[Rows from a dataset of charts and code]
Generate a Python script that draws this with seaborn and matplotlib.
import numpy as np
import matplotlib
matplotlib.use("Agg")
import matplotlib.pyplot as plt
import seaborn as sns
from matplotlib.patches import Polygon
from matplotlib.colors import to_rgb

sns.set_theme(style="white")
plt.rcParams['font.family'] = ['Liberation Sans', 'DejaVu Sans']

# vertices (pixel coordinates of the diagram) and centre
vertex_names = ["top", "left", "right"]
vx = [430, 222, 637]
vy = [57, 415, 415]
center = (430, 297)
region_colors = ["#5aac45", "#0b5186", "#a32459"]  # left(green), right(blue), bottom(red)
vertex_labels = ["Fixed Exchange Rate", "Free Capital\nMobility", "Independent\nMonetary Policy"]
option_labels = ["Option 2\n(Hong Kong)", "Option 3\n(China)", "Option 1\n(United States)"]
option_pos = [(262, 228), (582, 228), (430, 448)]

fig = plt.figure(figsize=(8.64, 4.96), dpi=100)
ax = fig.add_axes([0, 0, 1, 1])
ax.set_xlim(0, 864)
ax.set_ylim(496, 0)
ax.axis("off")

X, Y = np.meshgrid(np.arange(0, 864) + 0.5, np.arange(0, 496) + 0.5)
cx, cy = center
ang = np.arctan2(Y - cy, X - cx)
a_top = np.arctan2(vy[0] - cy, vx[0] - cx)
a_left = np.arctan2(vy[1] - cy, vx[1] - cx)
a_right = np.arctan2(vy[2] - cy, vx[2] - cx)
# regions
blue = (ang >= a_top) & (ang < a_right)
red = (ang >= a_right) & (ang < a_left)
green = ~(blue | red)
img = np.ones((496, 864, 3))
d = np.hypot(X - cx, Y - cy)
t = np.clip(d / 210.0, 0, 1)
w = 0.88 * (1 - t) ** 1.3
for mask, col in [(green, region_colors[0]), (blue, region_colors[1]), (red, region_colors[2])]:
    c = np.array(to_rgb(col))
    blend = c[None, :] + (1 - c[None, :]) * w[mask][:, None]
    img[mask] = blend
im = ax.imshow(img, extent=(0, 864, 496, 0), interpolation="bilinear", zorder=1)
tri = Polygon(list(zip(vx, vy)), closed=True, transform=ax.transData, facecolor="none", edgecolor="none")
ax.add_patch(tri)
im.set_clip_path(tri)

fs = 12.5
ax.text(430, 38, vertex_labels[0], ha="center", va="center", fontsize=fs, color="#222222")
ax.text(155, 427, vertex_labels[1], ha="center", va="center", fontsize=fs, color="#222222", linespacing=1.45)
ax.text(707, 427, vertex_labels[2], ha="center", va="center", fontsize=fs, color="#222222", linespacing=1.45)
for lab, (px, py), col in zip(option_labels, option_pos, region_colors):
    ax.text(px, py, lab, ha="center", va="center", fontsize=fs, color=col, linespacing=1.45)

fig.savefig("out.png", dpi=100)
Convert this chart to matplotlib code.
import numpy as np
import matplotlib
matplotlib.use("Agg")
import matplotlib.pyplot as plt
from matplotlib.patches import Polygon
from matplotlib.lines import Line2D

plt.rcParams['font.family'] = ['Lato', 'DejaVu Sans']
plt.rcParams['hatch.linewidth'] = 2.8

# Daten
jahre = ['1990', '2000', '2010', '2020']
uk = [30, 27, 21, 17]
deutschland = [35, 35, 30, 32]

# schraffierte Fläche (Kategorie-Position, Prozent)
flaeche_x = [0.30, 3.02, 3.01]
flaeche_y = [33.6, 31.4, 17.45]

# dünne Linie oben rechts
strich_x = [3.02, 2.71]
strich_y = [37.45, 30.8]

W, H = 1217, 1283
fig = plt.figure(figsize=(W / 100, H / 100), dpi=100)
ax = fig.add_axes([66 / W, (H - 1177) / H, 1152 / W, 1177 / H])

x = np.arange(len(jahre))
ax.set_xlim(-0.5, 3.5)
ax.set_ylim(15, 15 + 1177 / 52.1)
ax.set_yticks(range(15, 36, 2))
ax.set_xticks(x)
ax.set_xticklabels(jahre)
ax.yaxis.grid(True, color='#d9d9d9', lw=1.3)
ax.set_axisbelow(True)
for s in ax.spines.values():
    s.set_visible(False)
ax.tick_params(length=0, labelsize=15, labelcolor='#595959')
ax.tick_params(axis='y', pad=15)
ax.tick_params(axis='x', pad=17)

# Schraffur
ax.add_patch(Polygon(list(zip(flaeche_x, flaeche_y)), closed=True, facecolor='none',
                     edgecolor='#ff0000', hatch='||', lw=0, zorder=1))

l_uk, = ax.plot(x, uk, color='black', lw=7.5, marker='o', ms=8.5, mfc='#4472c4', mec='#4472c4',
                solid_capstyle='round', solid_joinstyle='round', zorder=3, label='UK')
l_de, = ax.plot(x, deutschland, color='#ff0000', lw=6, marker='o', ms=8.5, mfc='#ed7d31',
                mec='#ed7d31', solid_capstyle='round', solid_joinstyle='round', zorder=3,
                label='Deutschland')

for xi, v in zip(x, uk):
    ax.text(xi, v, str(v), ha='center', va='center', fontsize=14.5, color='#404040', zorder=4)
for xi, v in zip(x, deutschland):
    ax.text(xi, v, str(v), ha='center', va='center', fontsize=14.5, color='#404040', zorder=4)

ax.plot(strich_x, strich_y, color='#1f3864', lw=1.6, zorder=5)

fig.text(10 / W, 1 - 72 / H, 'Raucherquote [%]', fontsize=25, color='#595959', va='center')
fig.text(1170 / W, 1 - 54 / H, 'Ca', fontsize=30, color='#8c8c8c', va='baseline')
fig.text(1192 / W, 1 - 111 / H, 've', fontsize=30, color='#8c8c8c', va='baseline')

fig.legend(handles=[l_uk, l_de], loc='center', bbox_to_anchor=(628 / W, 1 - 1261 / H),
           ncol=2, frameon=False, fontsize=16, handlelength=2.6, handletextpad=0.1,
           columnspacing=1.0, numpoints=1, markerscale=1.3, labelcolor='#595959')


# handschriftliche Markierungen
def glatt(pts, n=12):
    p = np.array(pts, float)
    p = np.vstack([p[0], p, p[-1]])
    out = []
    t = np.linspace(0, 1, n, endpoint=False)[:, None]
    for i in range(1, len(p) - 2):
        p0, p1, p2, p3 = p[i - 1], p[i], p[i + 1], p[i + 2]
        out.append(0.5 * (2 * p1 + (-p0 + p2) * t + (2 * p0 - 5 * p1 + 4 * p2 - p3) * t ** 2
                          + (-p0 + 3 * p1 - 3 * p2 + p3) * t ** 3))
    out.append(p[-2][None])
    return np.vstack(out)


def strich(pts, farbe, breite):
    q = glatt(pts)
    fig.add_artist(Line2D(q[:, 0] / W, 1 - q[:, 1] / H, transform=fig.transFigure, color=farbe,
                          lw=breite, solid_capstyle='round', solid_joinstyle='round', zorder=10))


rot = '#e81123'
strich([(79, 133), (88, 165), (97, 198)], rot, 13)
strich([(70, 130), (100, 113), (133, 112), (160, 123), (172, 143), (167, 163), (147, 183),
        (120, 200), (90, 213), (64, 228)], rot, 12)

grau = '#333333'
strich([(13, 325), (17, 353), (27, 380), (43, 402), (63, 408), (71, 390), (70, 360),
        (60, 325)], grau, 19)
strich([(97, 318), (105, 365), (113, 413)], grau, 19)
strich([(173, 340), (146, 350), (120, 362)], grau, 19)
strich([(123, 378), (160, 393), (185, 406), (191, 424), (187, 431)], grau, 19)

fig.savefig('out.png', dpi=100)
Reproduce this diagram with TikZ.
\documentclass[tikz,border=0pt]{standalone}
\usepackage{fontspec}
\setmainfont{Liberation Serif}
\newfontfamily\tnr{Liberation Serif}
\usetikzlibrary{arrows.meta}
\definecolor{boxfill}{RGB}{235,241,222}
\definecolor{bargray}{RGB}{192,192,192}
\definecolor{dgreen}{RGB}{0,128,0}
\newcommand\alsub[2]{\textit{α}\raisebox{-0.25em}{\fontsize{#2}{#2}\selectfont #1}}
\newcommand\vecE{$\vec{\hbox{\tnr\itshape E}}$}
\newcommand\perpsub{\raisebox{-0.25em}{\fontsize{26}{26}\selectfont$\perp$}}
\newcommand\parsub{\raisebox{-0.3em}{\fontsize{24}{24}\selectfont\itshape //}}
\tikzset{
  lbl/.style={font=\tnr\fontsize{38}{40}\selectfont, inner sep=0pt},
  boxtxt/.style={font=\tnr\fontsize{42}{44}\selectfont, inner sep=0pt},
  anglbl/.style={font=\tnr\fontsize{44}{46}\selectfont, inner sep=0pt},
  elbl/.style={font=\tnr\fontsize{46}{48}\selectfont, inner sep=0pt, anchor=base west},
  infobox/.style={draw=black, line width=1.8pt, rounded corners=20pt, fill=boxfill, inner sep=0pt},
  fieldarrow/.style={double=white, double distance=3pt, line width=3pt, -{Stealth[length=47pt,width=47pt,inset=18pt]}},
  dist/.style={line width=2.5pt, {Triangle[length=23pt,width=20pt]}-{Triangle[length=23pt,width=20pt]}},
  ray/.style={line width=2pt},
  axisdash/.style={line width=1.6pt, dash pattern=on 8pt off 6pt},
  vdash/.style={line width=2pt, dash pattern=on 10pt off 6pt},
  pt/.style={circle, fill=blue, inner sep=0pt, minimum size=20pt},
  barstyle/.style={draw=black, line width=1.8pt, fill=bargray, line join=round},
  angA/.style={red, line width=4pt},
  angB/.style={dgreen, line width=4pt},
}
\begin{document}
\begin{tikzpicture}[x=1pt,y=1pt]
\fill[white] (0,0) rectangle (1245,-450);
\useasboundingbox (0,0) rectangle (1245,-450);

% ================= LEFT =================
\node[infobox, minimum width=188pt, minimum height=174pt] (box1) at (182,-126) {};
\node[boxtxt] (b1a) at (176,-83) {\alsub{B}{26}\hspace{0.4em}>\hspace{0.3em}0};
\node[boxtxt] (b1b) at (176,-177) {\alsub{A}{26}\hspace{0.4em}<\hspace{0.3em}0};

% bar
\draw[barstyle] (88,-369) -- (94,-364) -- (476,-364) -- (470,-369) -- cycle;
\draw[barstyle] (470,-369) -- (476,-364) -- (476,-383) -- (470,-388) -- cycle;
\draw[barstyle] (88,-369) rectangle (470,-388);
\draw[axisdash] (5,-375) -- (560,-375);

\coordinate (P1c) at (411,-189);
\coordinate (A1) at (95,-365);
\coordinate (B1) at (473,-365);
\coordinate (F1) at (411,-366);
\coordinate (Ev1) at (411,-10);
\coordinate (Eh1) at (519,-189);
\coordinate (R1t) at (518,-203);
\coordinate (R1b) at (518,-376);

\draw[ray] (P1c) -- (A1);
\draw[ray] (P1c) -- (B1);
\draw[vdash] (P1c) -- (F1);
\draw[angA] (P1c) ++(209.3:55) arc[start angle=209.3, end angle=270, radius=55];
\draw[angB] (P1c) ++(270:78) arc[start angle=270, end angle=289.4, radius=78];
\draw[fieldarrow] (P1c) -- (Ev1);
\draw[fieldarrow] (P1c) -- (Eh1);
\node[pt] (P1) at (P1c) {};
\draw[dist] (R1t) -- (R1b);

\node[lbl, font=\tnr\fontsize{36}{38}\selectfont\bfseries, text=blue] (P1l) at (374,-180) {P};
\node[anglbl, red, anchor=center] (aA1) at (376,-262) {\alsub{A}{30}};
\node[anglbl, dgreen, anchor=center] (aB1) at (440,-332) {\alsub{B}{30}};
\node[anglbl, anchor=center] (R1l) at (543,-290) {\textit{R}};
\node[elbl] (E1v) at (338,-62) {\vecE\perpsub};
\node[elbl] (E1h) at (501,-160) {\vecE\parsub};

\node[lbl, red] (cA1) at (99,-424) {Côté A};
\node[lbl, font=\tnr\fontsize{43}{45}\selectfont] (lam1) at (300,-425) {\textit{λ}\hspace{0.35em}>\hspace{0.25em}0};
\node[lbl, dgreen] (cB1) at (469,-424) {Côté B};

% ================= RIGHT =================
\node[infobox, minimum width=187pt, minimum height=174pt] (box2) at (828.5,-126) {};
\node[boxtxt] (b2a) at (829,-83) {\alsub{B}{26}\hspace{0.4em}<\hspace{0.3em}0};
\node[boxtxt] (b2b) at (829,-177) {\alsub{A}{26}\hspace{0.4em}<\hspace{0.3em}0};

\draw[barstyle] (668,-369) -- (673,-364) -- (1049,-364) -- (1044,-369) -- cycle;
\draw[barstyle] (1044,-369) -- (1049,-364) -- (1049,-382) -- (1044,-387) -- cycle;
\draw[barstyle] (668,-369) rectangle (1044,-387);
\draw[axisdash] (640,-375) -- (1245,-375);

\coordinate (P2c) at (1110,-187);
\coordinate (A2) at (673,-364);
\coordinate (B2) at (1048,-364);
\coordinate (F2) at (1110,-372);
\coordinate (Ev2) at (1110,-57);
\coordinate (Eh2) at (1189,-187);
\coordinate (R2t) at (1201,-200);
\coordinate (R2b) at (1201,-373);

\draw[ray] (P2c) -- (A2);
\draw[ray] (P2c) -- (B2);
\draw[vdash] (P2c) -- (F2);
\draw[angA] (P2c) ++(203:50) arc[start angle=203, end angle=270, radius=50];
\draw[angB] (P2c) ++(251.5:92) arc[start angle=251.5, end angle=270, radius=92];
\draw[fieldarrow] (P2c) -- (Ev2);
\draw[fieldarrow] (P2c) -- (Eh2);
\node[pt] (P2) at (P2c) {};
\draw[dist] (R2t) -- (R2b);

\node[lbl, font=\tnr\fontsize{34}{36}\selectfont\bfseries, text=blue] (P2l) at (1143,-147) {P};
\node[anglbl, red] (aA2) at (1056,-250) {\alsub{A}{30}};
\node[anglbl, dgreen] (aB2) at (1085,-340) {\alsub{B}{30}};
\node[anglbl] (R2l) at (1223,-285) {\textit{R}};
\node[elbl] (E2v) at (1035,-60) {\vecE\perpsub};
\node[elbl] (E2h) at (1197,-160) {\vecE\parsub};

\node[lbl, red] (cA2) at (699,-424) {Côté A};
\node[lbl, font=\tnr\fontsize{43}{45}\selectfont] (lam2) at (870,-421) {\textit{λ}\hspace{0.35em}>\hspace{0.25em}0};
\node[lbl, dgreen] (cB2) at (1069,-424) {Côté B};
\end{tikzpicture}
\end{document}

§ **Required work**
Only the lines from the start of the data to the line holding "plt.rcParams['font.family'] = ['Liberation" are wanted; return them exactly, both ends included.

§ **Full answer**
Generate a Python script that draws this with seaborn and matplotlib.
import numpy as np
import matplotlib
matplotlib.use("Agg")
import matplotlib.pyplot as plt
import seaborn as sns
from matplotlib.patches import Polygon
from matplotlib.colors import to_rgb

sns.set_theme(style="white")
plt.rcParams['font.family'] = ['Liberation Sans', 'DejaVu Sans']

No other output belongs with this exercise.